# SET EXERCISE
Return the material exactly as supplied, apart from the pictures, which are omitted.

# DATA PROVIDED

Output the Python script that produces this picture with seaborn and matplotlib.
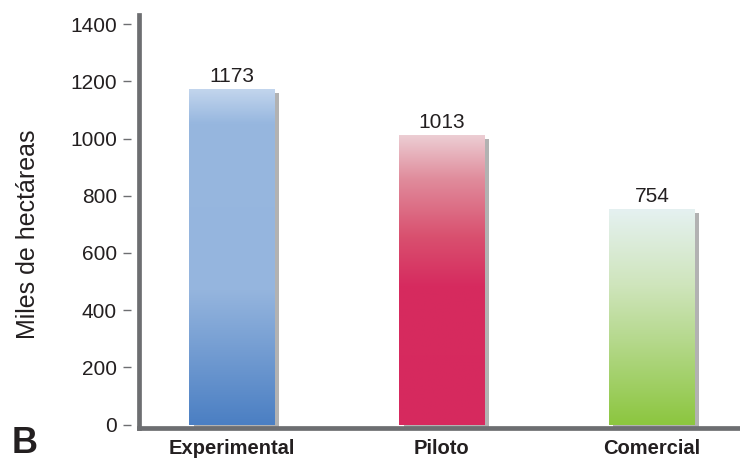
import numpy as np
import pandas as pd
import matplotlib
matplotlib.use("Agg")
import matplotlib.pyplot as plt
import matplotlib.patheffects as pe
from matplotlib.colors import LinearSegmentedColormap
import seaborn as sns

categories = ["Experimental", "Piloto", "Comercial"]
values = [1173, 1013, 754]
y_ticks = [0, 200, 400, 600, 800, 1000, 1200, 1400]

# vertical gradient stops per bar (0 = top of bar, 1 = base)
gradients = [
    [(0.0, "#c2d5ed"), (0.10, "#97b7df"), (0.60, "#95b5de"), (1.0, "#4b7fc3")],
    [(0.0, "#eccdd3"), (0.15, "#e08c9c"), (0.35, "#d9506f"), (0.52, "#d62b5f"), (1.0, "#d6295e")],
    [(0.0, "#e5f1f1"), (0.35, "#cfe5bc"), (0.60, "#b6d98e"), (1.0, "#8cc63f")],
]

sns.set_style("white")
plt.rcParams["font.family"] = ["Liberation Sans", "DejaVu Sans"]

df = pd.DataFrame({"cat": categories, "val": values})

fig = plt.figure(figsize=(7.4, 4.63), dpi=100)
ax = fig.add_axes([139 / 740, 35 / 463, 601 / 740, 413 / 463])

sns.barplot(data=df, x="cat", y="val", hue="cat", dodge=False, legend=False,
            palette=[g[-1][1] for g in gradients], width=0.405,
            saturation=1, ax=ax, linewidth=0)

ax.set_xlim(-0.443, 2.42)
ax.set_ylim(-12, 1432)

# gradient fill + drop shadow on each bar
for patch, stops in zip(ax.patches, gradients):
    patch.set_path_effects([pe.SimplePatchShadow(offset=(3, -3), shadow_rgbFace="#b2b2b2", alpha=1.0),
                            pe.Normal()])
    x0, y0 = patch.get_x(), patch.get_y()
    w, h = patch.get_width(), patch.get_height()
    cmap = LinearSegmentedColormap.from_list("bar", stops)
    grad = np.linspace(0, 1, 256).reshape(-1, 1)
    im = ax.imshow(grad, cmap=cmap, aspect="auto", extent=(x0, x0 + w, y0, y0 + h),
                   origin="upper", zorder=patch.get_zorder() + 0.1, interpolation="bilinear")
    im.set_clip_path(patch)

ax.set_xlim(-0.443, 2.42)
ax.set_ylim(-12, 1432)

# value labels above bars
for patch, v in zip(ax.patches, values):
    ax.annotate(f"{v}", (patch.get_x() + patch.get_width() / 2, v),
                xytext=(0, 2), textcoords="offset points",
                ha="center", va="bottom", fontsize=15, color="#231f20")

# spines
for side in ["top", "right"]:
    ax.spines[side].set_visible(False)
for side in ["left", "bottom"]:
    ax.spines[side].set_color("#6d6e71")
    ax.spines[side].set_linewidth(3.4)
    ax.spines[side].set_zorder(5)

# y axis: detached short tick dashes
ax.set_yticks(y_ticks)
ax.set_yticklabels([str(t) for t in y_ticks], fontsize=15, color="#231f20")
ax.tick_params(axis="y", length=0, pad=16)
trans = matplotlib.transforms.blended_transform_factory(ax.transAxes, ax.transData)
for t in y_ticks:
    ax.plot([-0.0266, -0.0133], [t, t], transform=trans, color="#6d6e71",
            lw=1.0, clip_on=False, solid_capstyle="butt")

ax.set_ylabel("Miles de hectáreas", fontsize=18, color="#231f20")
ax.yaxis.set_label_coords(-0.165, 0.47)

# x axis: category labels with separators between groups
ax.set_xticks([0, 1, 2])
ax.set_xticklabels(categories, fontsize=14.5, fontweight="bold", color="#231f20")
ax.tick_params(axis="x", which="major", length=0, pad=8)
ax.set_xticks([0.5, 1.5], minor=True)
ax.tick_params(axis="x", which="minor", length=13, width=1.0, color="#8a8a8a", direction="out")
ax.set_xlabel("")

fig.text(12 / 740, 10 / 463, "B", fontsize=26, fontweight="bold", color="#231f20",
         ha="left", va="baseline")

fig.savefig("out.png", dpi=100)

# EXERCISE OUTPUT
Output the Python script that produces this picture with seaborn and matplotlib.
import numpy as np
import pandas as pd
import matplotlib
matplotlib.use("Agg")
import matplotlib.pyplot as plt
import matplotlib.patheffects as pe
from matplotlib.colors import LinearSegmentedColormap
import seaborn as sns

categories = ["Experimental", "Piloto", "Comercial"]
values = [1173, 1013, 754]
y_ticks = [0, 200, 400, 600, 800, 1000, 1200, 1400]

# vertical gradient stops per bar (0 = top of bar, 1 = base)
gradients = [
    [(0.0, "#c2d5ed"), (0.10, "#97b7df"), (0.60, "#95b5de"), (1.0, "#4b7fc3")],
    [(0.0, "#eccdd3"), (0.15, "#e08c9c"), (0.35, "#d9506f"), (0.52, "#d62b5f"), (1.0, "#d6295e")],
    [(0.0, "#e5f1f1"), (0.35, "#cfe5bc"), (0.60, "#b6d98e"), (1.0, "#8cc63f")],
]

sns.set_style("white")
plt.rcParams["font.family"] = ["Liberation Sans", "DejaVu Sans"]

df = pd.DataFrame({"cat": categories, "val": values})

fig = plt.figure(figsize=(7.4, 4.63), dpi=100)
ax = fig.add_axes([139 / 740, 35 / 463, 601 / 740, 413 / 463])

sns.barplot(data=df, x="cat", y="val", hue="cat", dodge=False, legend=False,
            palette=[g[-1][1] for g in gradients], width=0.405,
            saturation=1, ax=ax, linewidth=0)

ax.set_xlim(-0.443, 2.42)
ax.set_ylim(-12, 1432)

# gradient fill + drop shadow on each bar
for patch, stops in zip(ax.patches, gradients):
    patch.set_path_effects([pe.SimplePatchShadow(offset=(3, -3), shadow_rgbFace="#b2b2b2", alpha=1.0),
                            pe.Normal()])
    x0, y0 = patch.get_x(), patch.get_y()
    w, h = patch.get_width(), patch.get_height()
    cmap = LinearSegmentedColormap.from_list("bar", stops)
    grad = np.linspace(0, 1, 256).reshape(-1, 1)
    im = ax.imshow(grad, cmap=cmap, aspect="auto", extent=(x0, x0 + w, y0, y0 + h),
                   origin="upper", zorder=patch.get_zorder() + 0.1, interpolation="bilinear")
    im.set_clip_path(patch)

ax.set_xlim(-0.443, 2.42)
ax.set_ylim(-12, 1432)

# value labels above bars
for patch, v in zip(ax.patches, values):
    ax.annotate(f"{v}", (patch.get_x() + patch.get_width() / 2, v),
                xytext=(0, 2), textcoords="offset points",
                ha="center", va="bottom", fontsize=15, color="#231f20")

# spines
for side in ["top", "right"]:
    ax.spines[side].set_visible(False)
for side in ["left", "bottom"]:
    ax.spines[side].set_color("#6d6e71")
    ax.spines[side].set_linewidth(3.4)
    ax.spines[side].set_zorder(5)

# y axis: detached short tick dashes
ax.set_yticks(y_ticks)
ax.set_yticklabels([str(t) for t in y_ticks], fontsize=15, color="#231f20")
ax.tick_params(axis="y", length=0, pad=16)
trans = matplotlib.transforms.blended_transform_factory(ax.transAxes, ax.transData)
for t in y_ticks:
    ax.plot([-0.0266, -0.0133], [t, t], transform=trans, color="#6d6e71",
            lw=1.0, clip_on=False, solid_capstyle="butt")

ax.set_ylabel("Miles de hectáreas", fontsize=18, color="#231f20")
ax.yaxis.set_label_coords(-0.165, 0.47)

# x axis: category labels with separators between groups
ax.set_xticks([0, 1, 2])
ax.set_xticklabels(categories, fontsize=14.5, fontweight="bold", color="#231f20")
ax.tick_params(axis="x", which="major", length=0, pad=8)
ax.set_xticks([0.5, 1.5], minor=True)
ax.tick_params(axis="x", which="minor", length=13, width=1.0, color="#8a8a8a", direction="out")
ax.set_xlabel("")

fig.text(12 / 740, 10 / 463, "B", fontsize=26, fontweight="bold", color="#231f20",
         ha="left", va="baseline")

fig.savefig("out.png", dpi=100)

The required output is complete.